Quando acordei, a paisagem era outra. Totalmente outra. Nada de familiar. Avenida Pacheco e Chaves me dava boa tarde — ou boa noite, nem lembro — como se fosse íntima. E eu, uma baiana perdida em São Paulo, a uns três quilômetros da rota certa, me vi ali, cansada, confusa, com mais perguntas do que mapa. Mas, como boa filha de fé, pensei: se aconteceu, é porque tinha que acontecer.
E aconteceu.
Aconteceu que, ao atravessar a rua, vi um tabuleiro de ervas. Daqueles que fazem o peito da gente suspirar com memória. Me lembrei da Bahia, das feiras, das mãos de mulher negra que benzendo também curam, das folhas que falam. Atravessei a rua com saudade nos pés e curiosidade nos olhos. E foi ali que tudo mudou.
Fui recebida com um sorriso e um convite:— Vai ter gira. Quer entrar?
Gira?
A menina kardecista que fui por 12 anos arregalou os olhos. Gira eu só conhecia de nome e, pra ser sincera, achava que era dança. E era... Entrei.
E fui recebida pelo som que ecoa até hoje dentro de mim: os atabaques. Senti o corpo reagir antes da mente entender. O coração bateu no ritmo do couro. As cores, as pessoas, os aromas, tudo parecia um ritual sagrado. E eu, no meio daquilo tudo, me perguntava:— Por que no kardecismo tudo era tão branco, tão calado, tão… triste?
Ali não. Ali tinha vida. Tinha gente preta sorrindo, tinha conversa, tinha Congá (descobri o nome depois) com flores, velas e encantos. Tinha o que eu nunca soube que me faltava.

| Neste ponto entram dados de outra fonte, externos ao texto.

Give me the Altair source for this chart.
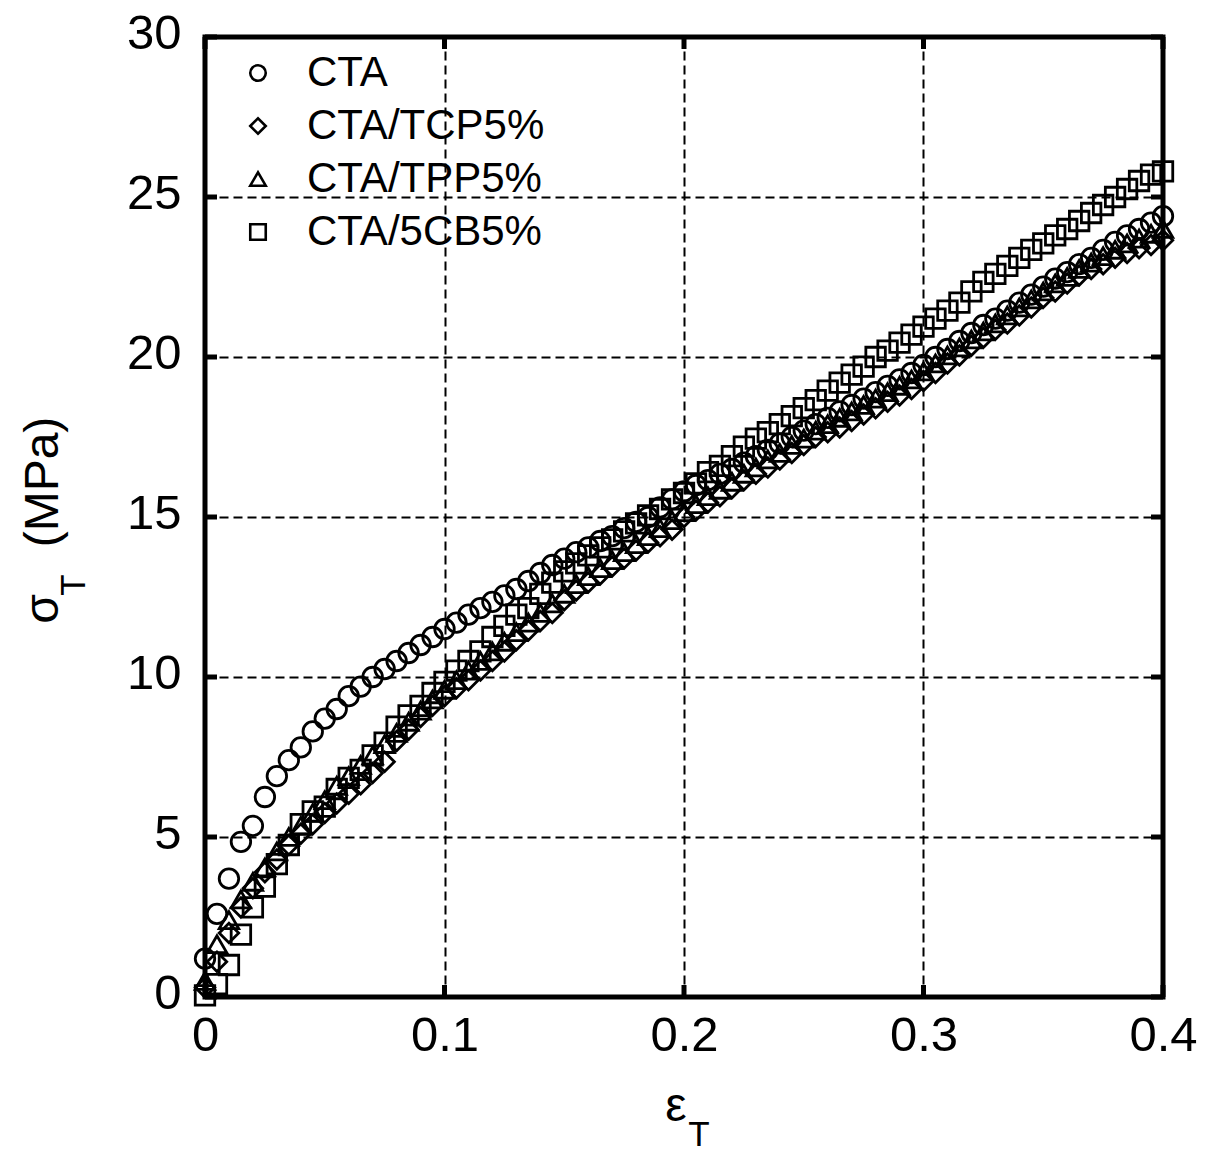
import altair as alt
import pandas as pd

# ---- data ----
strain = [0.000, 0.005, 0.010, 0.015, 0.020, 0.025, 0.030, 0.035, 0.040, 0.045,
          0.050, 0.055, 0.060, 0.065, 0.070, 0.075, 0.080, 0.085, 0.090, 0.095,
          0.100, 0.105, 0.110, 0.115, 0.120, 0.125, 0.130, 0.135, 0.140, 0.145,
          0.150, 0.155, 0.160, 0.165, 0.170, 0.175, 0.180, 0.185, 0.190, 0.195,
          0.200, 0.205, 0.210, 0.215, 0.220, 0.225, 0.230, 0.235, 0.240, 0.245,
          0.250, 0.255, 0.260, 0.265, 0.270, 0.275, 0.280, 0.285, 0.290, 0.295,
          0.300, 0.305, 0.310, 0.315, 0.320, 0.325, 0.330, 0.335, 0.340, 0.345,
          0.350, 0.355, 0.360, 0.365, 0.370, 0.375, 0.380, 0.385, 0.390, 0.395,
          0.400]

cta = [1.2, 2.6, 3.7, 4.85, 5.35, 6.25, 6.9, 7.4, 7.8, 8.3,
       8.7, 9.0, 9.4, 9.7, 10.0, 10.25, 10.5, 10.75, 11.0, 11.25,
       11.5, 11.7, 11.95, 12.15, 12.35, 12.55, 12.75, 13.0, 13.25, 13.5,
       13.7, 13.9, 14.05, 14.25, 14.4, 14.65, 14.85, 15.0, 15.3, 15.55,
       15.8, 16.0, 16.15, 16.35, 16.5, 16.7, 16.9, 17.1, 17.3, 17.5,
       17.7, 17.9, 18.1, 18.3, 18.5, 18.7, 18.9, 19.1, 19.3, 19.5,
       19.75, 20.0, 20.25, 20.5, 20.75, 21.0, 21.2, 21.45, 21.7, 21.95,
       22.2, 22.45, 22.65, 22.9, 23.1, 23.35, 23.6, 23.8, 24.0, 24.2,
       24.4]

tcp = [0.3, 1.1, 2.0, 2.8, 3.4, 3.9, 4.3, 4.75, 5.1, 5.4,
       5.75, 6.05, 6.35, 6.65, 7.0, 7.35, 8.0, 8.35, 8.75, 9.1,
       9.4, 9.65, 9.9, 10.2, 10.5, 10.8, 11.15, 11.45, 11.75, 12.0,
       12.4, 12.7, 12.95, 13.2, 13.45, 13.7, 13.95, 14.2, 14.4, 14.6,
       15.0, 15.2, 15.45, 15.65, 15.9, 16.15, 16.35, 16.55, 16.8, 17.0,
       17.25, 17.5, 17.65, 17.8, 18.0, 18.2, 18.4, 18.6, 18.8, 19.0,
       19.25, 19.5, 19.8, 20.05, 20.35, 20.6, 20.85, 21.05, 21.3, 21.55,
       21.85, 22.05, 22.3, 22.55, 22.75, 22.9, 23.1, 23.25, 23.4, 23.5,
       23.65]

tpp = [0.5, 1.65, 2.4, 3.05, 3.6, 4.05, 4.55, 5.0, 5.35, 5.75,
       6.15, 6.6, 6.9, 7.25, 7.55, 7.9, 8.25, 8.6, 8.95, 9.3,
       9.6, 9.9, 10.2, 10.5, 10.8, 11.1, 11.4, 11.7, 12.0, 12.3,
       12.6, 12.9, 13.15, 13.4, 13.65, 13.9, 14.15, 14.4, 14.65, 14.9,
       15.15, 15.4, 15.65, 15.85, 16.1, 16.35, 16.55, 16.8, 17.0, 17.25,
       17.45, 17.7, 17.9, 18.1, 18.3, 18.5, 18.7, 18.9, 19.1, 19.3,
       19.55, 19.8, 20.05, 20.3, 20.55, 20.8, 21.05, 21.3, 21.55, 21.8,
       22.05, 22.3, 22.5, 22.75, 22.95, 23.15, 23.35, 23.55, 23.7, 23.85,
       24.0]

cb5 = [0.05, 0.4, 1.0, 1.95, 2.8, 3.45, 4.15, 4.75, 5.4, 5.8,
       5.95, 6.5, 6.85, 7.1, 7.55, 7.95, 8.45, 8.8, 9.1, 9.5,
       9.85, 10.2, 10.5, 10.8, 11.25, 11.6, 11.95, 12.15, 12.6, 12.95,
       13.3, 13.55, 13.8, 14.05, 14.3, 14.55, 14.8, 15.05, 15.25, 15.55,
       15.75, 16.05, 16.4, 16.6, 16.9, 17.2, 17.45, 17.65, 17.9, 18.15,
       18.4, 18.65, 18.95, 19.2, 19.45, 19.7, 20.0, 20.2, 20.45, 20.7,
       20.95, 21.2, 21.45, 21.7, 22.05, 22.35, 22.6, 22.85, 23.1, 23.35,
       23.55, 23.8, 24.0, 24.25, 24.5, 24.75, 25.0, 25.25, 25.5, 25.7,
       25.8]

series_names = ["CTA", "CTA/TCP5%", "CTA/TPP5%", "CTA/5CB5%"]
series_shapes = ["circle", "diamond", "triangle-up", "square"]
x_ticks = [0, 0.1, 0.2, 0.3, 0.4]
y_ticks = [0, 5, 10, 15, 20, 25, 30]

rows = []
for name, vals in zip(series_names, [cta, tcp, tpp, cb5]):
    for e, s in zip(strain, vals):
        rows.append({"strain": e, "stress": s, "series": name})
df = pd.DataFrame(rows)

W, H = 958, 960
FONT = "Liberation Sans"

xscale = alt.Scale(domain=[0, 0.4], nice=False, zero=False)
yscale = alt.Scale(domain=[0, 30], nice=False, zero=False)

points = alt.Chart(df).mark_point(filled=False, strokeWidth=2.8, size=380, color="black",
                                  opacity=1).encode(
    x=alt.X("strain:Q", scale=xscale,
            axis=alt.Axis(values=x_ticks, title=None, grid=True, tickSize=0, domain=False,
                          labelFontSize=49, labelFont=FONT, labelColor="black", labelPadding=14,
                          labelFlush=False,
                          labelExpr="datum.value == 0 ? '0' : format(datum.value, '.1f')",
                          gridColor="black", gridDash=[9, 5], gridWidth=2, gridOpacity=1)),
    y=alt.Y("stress:Q", scale=yscale,
            axis=alt.Axis(values=y_ticks, title=None, grid=True, tickSize=0, domain=False,
                          labelFontSize=49, labelFont=FONT, labelColor="black", labelPadding=24,
                          labelOffset=-4, labelFlush=False,
                          gridColor="black", gridDash=[9, 5], gridWidth=2, gridOpacity=1)),
    shape=alt.Shape("series:N", scale=alt.Scale(domain=series_names, range=series_shapes),
                    legend=alt.Legend(title=None, orient="none", legendX=32, legendY=15,
                                      labelFontSize=42, labelFont=FONT, labelColor="black",
                                      labelOffset=28, symbolSize=240, symbolStrokeWidth=2.6,
                                      symbolStrokeColor="black", symbolFillColor="transparent",
                                      symbolOpacity=1,
                                      rowPadding=11, padding=0, labelLimit=600)),
)

# inward tick marks on all four sides
ytick_df = pd.DataFrame({"yt": y_ticks})
xtick_df = pd.DataFrame({"xt": x_ticks})
tick_style = dict(color="black", strokeWidth=5)
yl = alt.Chart(ytick_df).mark_rule(**tick_style).encode(
    y=alt.Y("yt:Q", scale=yscale), x=alt.value(0), x2=alt.value(12))
yr = alt.Chart(ytick_df).mark_rule(**tick_style).encode(
    y=alt.Y("yt:Q", scale=yscale), x=alt.value(W - 12), x2=alt.value(W))
xb = alt.Chart(xtick_df).mark_rule(**tick_style).encode(
    x=alt.X("xt:Q", scale=xscale), y=alt.value(H - 12), y2=alt.value(H))
xtp = alt.Chart(xtick_df).mark_rule(**tick_style).encode(
    x=alt.X("xt:Q", scale=xscale), y=alt.value(0), y2=alt.value(12))

# axis titles with subscripts
def label(txt, x, y, size, angle=0, align="center", baseline="alphabetic"):
    return alt.Chart(pd.DataFrame({"t": [txt]})).mark_text(
        font=FONT, fontSize=size, color="black", angle=angle, align=align, baseline=baseline
    ).encode(text="t:N", x=alt.value(x), y=alt.value(y))

OX, OY = 205, 37
titles = [
    label("\u03b5", 676 - OX, 1121 - OY, 48),
    label("T", 699 - OX, 1146 - OY, 35),
    label("\u03c3", 58 - OX, 609 - OY, 48, angle=270),
    label("T", 85 - OX, 585 - OY, 35, angle=270),
    label("(MPa)", 58 - OX, 482 - OY, 48, angle=270),
]

chart = alt.layer(points, yl, yr, xb, xtp, *titles).properties(
    width=W, height=H,
    autosize=alt.AutoSizeParams(type="none"),
    padding={"left": OX, "top": OY, "right": 1209 - OX - W, "bottom": 1153 - OY - H},
    background="white",
).configure_view(stroke="black", strokeWidth=5)

chart.save("out.html", embed_options={"renderer": "svg", "actions": False})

E quando menos esperei, ouvi passos atrás de mim. Fortes. Rituais. Antigos. Um senhor tocou meus ombros com firmeza e disse com a voz que parecia vir da terra:
— Tava te esperando, fia. Precisa vir dia de desenvolvimento.
E eu nem sabia o que ele queria dizer. Mas entendi tudo.
Entendi que eu tinha chegado. Que o ônibus "errado" era o transporte mais certo da minha vida. Que aquela praça, aquele tabuleiro, aquela casa... eram respostas pra perguntas que eu ainda nem sabia fazer.
Voltei, claro. Voltei pra todas as giras que pude, e continuo voltando. Me desenvolvi, me despi dos silêncios forçados, das ausências de cor, e me vesti de guias, de ervas, de pontos riscados e cantados com alma.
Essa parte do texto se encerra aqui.